Pick out the lines containing "this".

MATERIAL SUPPLIED:
━━━━━━━━━━━━━━━━

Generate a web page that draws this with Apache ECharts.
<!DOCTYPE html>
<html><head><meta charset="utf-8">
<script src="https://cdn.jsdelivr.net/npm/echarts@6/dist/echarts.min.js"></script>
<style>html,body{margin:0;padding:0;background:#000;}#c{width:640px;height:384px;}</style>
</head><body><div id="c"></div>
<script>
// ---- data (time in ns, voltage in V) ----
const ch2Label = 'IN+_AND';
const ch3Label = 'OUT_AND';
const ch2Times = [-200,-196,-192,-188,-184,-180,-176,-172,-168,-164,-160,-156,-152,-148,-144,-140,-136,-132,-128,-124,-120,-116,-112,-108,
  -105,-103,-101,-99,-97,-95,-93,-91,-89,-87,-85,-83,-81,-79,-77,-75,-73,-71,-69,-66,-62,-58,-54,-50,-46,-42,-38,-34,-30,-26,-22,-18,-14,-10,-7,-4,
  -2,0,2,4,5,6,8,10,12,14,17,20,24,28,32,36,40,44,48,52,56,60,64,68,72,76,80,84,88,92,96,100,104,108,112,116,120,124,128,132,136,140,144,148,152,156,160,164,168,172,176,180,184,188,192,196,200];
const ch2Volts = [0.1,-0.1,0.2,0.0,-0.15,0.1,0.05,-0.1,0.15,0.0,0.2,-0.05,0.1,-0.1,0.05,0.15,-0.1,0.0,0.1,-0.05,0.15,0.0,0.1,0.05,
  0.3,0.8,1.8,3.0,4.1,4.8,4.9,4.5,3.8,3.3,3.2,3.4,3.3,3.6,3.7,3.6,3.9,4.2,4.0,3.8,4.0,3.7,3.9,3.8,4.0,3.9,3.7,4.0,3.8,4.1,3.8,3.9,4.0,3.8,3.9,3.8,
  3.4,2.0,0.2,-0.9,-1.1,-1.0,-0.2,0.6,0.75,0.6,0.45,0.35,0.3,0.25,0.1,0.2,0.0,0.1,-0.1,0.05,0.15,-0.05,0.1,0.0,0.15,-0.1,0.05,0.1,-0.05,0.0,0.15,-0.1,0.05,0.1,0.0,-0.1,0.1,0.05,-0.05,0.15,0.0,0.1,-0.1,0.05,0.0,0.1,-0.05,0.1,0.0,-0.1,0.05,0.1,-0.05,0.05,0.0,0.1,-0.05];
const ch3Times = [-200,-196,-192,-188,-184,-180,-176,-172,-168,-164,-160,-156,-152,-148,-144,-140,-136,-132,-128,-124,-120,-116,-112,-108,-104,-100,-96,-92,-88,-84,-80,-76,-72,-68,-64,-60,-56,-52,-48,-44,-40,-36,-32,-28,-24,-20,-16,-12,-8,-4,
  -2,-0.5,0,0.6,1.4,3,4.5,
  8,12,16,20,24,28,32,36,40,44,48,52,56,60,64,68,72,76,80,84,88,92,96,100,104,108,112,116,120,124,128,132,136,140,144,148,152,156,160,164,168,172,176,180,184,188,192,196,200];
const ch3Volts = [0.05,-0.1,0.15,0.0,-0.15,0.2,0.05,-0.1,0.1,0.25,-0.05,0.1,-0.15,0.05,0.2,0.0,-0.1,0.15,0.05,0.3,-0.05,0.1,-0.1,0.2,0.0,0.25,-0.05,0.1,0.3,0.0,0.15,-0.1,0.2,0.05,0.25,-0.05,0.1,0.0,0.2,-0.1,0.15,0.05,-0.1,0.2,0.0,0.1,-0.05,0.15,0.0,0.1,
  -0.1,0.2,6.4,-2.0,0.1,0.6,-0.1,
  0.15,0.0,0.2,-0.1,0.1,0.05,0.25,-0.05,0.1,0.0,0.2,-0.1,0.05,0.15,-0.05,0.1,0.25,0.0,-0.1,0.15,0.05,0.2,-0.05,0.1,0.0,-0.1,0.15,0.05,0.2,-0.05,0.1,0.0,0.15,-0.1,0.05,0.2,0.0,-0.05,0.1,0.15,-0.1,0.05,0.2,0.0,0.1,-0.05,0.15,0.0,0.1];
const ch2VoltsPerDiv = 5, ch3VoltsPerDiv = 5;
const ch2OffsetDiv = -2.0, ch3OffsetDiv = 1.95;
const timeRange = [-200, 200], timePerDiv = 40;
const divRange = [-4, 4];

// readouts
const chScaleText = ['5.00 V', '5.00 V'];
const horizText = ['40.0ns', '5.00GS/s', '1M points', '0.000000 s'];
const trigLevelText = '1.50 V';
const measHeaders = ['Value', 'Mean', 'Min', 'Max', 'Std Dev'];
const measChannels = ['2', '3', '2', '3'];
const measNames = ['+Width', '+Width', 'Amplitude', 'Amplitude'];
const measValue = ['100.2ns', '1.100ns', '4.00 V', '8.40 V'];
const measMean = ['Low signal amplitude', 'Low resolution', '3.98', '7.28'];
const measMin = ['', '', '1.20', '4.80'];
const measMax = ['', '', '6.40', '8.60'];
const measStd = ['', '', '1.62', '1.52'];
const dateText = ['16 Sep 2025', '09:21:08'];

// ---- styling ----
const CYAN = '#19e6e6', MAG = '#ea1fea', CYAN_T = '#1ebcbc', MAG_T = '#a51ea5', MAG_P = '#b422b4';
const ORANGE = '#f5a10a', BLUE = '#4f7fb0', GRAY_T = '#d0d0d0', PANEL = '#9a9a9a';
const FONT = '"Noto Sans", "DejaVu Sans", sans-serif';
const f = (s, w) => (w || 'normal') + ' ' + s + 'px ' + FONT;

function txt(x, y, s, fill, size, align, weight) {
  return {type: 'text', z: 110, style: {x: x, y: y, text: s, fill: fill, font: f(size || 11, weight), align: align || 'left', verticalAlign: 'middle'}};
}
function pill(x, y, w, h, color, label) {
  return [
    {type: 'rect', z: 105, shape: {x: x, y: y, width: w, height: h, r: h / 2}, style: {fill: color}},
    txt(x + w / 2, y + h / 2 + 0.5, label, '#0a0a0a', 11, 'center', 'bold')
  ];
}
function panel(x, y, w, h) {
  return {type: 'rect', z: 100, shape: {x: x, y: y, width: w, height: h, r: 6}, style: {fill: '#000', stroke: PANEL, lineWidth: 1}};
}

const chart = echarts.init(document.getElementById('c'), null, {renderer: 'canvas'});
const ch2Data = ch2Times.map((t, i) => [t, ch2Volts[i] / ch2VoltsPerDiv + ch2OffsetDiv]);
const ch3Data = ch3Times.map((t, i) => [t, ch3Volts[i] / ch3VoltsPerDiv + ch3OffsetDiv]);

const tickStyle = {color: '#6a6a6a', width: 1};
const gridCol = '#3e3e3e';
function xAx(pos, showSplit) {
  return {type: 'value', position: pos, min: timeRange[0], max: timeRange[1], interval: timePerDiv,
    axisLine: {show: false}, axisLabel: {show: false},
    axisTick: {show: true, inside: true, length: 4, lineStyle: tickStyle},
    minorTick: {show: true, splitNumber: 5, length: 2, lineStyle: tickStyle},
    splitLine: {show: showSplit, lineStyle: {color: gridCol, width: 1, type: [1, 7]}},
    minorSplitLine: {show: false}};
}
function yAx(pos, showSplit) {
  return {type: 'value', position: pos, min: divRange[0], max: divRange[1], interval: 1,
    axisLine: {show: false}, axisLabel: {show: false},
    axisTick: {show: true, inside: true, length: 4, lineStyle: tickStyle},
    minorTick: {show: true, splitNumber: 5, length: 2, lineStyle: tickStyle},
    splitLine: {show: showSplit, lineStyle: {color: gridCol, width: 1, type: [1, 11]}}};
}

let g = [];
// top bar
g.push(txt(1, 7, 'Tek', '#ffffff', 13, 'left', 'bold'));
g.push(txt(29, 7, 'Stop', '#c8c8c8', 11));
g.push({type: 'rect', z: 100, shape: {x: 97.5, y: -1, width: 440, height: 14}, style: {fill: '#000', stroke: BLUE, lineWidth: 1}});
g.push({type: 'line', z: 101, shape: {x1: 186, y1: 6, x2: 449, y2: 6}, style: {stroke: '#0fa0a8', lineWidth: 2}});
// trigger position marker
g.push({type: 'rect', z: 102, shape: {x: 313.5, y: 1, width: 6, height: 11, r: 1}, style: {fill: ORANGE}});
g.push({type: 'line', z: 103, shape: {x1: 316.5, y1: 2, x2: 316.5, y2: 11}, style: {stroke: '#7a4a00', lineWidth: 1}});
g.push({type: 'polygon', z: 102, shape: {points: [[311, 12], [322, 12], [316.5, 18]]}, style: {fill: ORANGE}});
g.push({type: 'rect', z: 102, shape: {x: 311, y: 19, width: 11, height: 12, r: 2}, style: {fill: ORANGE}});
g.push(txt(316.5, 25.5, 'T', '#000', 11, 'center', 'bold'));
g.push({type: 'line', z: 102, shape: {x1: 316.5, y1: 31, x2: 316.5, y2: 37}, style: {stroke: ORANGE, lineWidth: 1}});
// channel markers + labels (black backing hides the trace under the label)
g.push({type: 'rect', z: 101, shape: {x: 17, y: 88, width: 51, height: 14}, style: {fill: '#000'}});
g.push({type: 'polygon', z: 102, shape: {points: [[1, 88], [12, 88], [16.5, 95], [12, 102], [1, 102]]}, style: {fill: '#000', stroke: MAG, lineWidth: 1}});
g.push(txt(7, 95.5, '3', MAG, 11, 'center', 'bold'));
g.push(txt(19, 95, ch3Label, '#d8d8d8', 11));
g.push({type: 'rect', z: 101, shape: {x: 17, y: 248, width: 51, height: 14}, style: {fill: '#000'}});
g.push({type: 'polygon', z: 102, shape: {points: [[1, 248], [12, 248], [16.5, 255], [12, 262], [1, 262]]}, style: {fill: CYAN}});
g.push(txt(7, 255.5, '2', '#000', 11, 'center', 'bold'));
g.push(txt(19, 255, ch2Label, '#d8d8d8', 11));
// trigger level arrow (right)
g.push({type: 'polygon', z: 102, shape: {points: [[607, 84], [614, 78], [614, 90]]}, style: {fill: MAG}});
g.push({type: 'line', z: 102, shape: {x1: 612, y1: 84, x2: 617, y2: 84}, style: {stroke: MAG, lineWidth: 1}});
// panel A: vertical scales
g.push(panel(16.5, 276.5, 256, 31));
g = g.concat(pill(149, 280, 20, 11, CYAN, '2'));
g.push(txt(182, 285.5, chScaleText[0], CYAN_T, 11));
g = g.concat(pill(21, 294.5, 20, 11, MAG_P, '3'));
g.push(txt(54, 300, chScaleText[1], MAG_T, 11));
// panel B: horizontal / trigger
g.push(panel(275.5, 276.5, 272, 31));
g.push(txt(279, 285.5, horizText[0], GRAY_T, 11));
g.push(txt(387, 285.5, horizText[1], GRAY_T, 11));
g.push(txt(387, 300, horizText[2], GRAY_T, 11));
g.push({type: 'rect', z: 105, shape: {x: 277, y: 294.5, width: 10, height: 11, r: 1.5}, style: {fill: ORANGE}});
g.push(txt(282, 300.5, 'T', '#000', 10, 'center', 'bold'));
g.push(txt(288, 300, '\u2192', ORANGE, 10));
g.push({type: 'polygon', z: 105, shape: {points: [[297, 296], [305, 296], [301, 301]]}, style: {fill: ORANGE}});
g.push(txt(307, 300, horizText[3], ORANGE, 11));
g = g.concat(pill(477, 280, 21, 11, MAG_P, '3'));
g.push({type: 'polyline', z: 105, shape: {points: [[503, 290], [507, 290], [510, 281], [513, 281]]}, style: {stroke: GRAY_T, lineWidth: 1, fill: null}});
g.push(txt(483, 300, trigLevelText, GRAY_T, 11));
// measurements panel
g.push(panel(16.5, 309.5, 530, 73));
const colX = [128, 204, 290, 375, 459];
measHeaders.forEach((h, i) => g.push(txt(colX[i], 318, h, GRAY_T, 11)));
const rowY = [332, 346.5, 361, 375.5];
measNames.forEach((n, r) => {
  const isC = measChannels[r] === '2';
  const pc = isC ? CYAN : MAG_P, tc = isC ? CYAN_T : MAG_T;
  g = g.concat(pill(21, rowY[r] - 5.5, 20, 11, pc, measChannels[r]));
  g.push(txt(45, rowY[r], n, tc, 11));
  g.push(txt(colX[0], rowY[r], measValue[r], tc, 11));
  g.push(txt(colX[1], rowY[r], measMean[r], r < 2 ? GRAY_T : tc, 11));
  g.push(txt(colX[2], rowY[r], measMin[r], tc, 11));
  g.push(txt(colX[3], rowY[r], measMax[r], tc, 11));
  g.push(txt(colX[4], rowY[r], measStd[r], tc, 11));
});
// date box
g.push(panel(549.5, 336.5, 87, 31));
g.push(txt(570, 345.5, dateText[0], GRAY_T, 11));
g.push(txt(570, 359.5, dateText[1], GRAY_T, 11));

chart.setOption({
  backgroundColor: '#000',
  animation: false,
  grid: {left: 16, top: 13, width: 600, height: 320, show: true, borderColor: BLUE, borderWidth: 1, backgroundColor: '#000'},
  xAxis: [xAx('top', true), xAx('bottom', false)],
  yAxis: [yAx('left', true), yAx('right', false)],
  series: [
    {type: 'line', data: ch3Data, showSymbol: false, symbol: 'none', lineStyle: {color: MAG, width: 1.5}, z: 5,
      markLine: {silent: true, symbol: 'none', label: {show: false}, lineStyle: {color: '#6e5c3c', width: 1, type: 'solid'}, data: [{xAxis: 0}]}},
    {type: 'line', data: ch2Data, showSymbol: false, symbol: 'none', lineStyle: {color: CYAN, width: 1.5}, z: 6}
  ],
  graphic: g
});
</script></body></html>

━━━━━━━━━━━━━━━━

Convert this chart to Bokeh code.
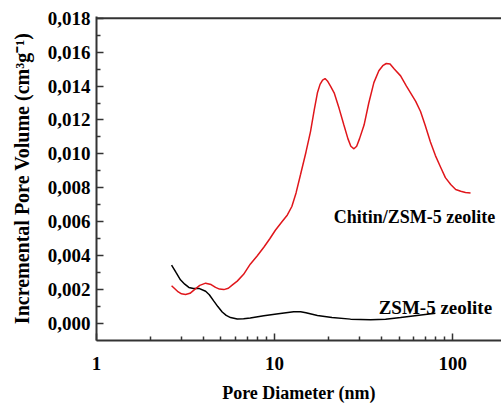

━━━━━━━━━━━━━━━━

WRITTEN ANSWER:
Generate a web page that draws this with Apache ECharts.
Convert this chart to Bokeh code.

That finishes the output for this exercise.